Shannon Allen, a former Amazon worker who attracted a large online following after sharing her story of becoming homeless after a workplace injury, had a sharp message in response to Senator Warren. “You are a capitalist,” she wrote. “You are one of the rich millionaires out here… What are you going to do for these people besides voice your opinion and get more votes? These are real people’s lives.”
Though the verbal support of politicians comes and goes, “This is an epidemic that has been going on a long time” Allen said. “Only over the last few years have people started to speak out.”
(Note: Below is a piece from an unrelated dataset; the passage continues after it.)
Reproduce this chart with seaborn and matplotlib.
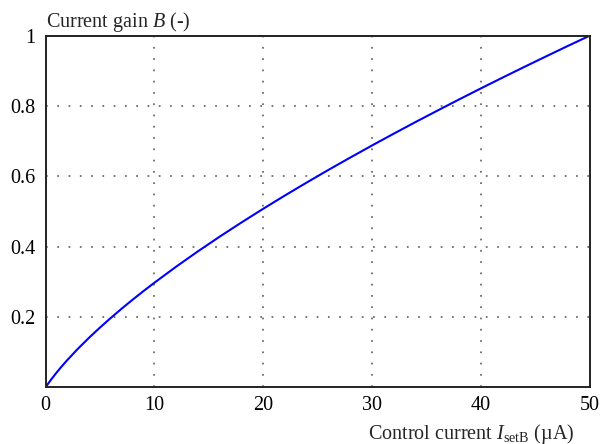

If workers want to really fight the rampant exploitation and abuse, “All these workers need to band together and strike at one time,” Allen declared. “Hit them where it hurts.”
In order to wage an effective struggle, workers need to create new organizations independent of the trade unions and all the capitalist political parties. They need to establish rank-and-file committees to link up every tech center and fulfillment center and develop a program of demands that bases itself on the workers’ interests, not what the company says it can afford: for decent and safe full-time jobs, adequate break time, steep increases to wages and benefits, workers’ control over line speed and production, among other demands.
Such committees established at Amazon facilities around the world will make possible an internationally coordinated struggle to unite the workers against the transnational company and link up with the struggles of other logistics workers, autoworkers, service workers, nurses, teachers and other sections of the international working class.